To be done – Return exactly, and only, the lines from the one holding "Reproduce this chart with matplotlib." through the one holding "from matplotlib.ticker import", both included; the pictures stay out.

# Record excerpts start

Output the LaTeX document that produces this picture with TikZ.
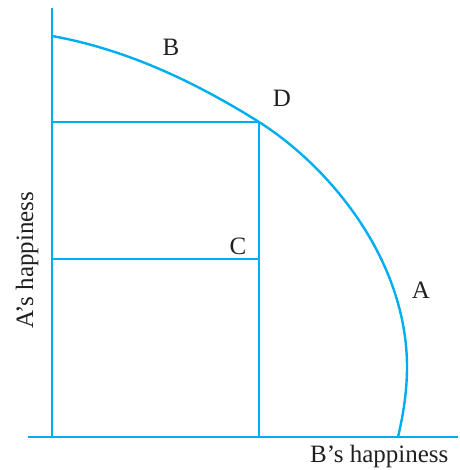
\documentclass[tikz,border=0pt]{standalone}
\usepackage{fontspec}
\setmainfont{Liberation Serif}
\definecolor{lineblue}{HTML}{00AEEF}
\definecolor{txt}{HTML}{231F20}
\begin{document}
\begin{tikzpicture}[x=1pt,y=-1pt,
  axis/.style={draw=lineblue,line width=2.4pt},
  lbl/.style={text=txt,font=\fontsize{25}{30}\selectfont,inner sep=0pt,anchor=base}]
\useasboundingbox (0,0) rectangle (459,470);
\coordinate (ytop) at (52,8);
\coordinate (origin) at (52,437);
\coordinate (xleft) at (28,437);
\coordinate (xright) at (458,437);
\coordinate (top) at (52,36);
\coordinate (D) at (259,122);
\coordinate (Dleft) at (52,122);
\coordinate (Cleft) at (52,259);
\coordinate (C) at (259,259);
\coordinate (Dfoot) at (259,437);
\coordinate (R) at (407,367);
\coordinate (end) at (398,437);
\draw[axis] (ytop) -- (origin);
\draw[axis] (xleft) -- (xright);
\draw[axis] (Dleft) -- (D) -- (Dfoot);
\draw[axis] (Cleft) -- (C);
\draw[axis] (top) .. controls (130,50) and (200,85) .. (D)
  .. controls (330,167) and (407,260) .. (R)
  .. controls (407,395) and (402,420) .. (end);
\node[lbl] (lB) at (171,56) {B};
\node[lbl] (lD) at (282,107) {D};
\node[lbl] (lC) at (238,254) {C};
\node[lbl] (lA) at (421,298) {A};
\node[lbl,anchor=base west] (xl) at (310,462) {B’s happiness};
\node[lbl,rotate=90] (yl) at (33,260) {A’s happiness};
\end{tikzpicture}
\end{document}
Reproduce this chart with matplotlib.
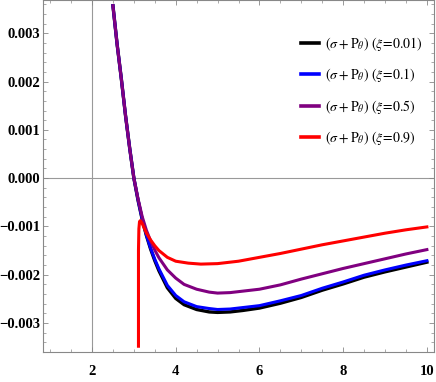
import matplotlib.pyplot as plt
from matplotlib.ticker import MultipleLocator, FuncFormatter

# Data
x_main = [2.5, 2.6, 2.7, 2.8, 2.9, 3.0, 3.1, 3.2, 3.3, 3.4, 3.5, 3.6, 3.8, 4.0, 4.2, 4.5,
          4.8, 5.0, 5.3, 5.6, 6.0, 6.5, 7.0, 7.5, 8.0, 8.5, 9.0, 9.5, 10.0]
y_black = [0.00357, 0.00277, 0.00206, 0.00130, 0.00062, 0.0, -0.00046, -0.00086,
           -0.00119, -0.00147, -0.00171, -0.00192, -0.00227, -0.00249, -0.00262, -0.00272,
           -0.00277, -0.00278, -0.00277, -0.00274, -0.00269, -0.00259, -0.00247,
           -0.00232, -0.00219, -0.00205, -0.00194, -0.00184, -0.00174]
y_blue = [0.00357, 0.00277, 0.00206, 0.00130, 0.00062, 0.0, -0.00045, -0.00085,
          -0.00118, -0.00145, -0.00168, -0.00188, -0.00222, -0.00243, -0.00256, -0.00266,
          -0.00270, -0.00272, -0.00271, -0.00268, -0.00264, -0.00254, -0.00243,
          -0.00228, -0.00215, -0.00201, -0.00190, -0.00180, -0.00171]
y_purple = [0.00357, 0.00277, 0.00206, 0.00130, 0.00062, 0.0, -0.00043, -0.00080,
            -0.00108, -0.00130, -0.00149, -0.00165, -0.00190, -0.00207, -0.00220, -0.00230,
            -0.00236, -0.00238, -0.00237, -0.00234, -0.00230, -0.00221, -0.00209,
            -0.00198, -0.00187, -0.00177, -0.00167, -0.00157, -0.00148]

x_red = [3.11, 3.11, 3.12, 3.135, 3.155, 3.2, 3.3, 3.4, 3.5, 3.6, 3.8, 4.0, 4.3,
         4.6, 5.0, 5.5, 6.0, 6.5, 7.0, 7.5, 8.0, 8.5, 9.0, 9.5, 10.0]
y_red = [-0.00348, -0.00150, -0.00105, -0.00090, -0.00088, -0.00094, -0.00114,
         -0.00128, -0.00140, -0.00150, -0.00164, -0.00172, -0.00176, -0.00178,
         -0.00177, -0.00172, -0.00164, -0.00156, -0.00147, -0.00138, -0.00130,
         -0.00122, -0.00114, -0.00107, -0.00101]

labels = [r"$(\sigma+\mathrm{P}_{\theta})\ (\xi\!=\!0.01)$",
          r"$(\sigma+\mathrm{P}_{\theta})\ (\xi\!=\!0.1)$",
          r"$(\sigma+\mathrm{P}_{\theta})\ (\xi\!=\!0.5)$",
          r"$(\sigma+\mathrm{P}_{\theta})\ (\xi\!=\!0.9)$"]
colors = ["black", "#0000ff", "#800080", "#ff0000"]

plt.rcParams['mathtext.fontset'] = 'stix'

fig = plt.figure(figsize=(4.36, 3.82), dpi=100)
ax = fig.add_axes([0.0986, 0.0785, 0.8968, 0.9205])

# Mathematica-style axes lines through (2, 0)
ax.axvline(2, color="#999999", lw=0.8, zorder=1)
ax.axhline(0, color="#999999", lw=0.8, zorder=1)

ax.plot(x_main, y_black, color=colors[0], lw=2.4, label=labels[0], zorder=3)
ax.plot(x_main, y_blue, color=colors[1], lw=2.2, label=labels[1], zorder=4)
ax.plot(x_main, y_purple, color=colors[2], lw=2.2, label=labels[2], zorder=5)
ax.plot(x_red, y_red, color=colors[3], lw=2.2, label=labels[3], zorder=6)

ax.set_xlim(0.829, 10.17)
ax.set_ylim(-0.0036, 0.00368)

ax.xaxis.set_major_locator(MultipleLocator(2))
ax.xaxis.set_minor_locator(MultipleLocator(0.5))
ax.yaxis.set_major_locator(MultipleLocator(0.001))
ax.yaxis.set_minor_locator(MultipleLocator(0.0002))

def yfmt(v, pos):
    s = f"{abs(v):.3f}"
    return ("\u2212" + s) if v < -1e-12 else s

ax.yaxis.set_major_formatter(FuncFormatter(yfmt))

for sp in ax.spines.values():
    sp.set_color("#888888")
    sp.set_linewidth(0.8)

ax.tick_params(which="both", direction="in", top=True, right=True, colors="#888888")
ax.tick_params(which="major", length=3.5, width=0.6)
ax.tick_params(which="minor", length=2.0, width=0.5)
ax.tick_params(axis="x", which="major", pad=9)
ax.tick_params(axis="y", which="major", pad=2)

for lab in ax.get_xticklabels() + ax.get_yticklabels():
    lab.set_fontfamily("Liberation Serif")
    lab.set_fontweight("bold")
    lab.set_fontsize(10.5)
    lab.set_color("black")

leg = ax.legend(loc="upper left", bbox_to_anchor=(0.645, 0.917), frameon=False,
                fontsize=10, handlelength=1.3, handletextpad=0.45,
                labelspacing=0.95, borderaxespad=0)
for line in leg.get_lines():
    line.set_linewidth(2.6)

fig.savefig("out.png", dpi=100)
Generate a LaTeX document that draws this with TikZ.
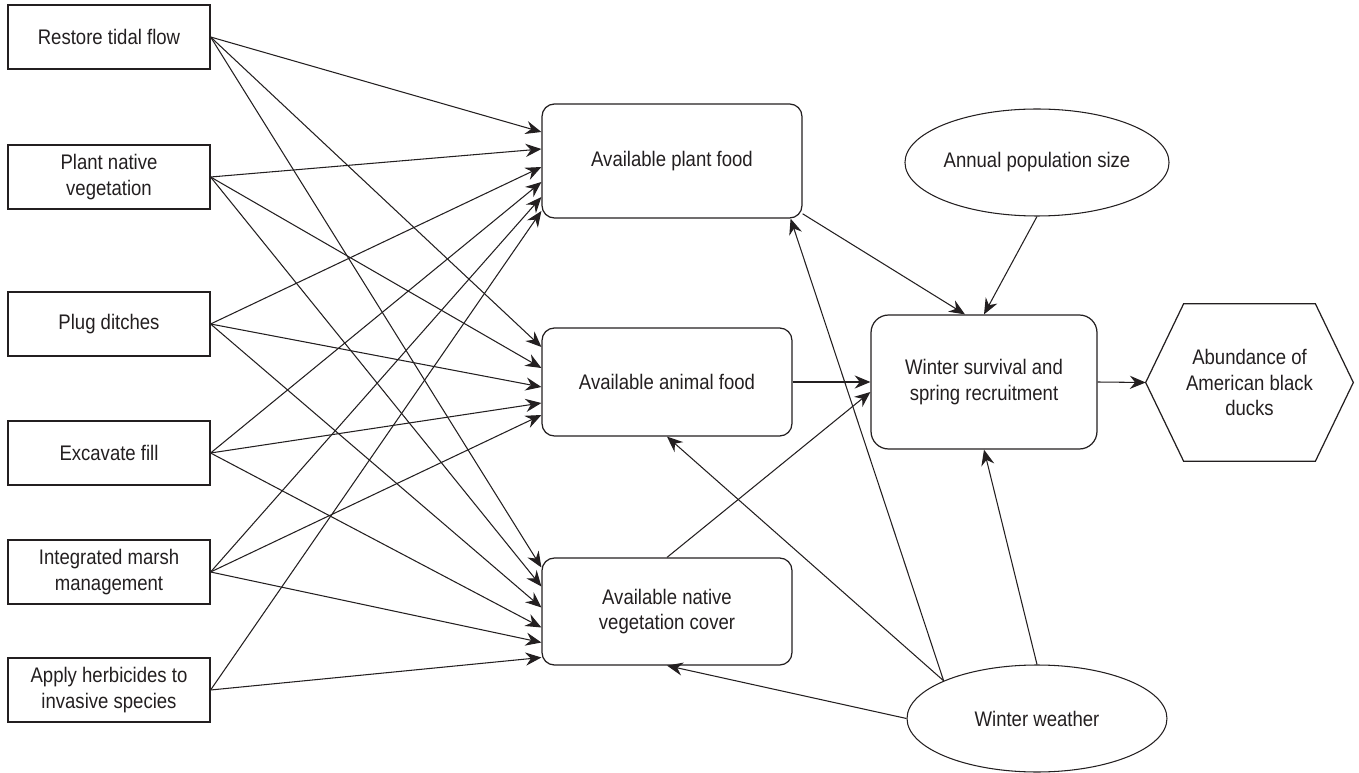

# Record excerpts end

Right answer –
Reproduce this chart with matplotlib.
import matplotlib.pyplot as plt
from matplotlib.ticker import MultipleLocator, FuncFormatter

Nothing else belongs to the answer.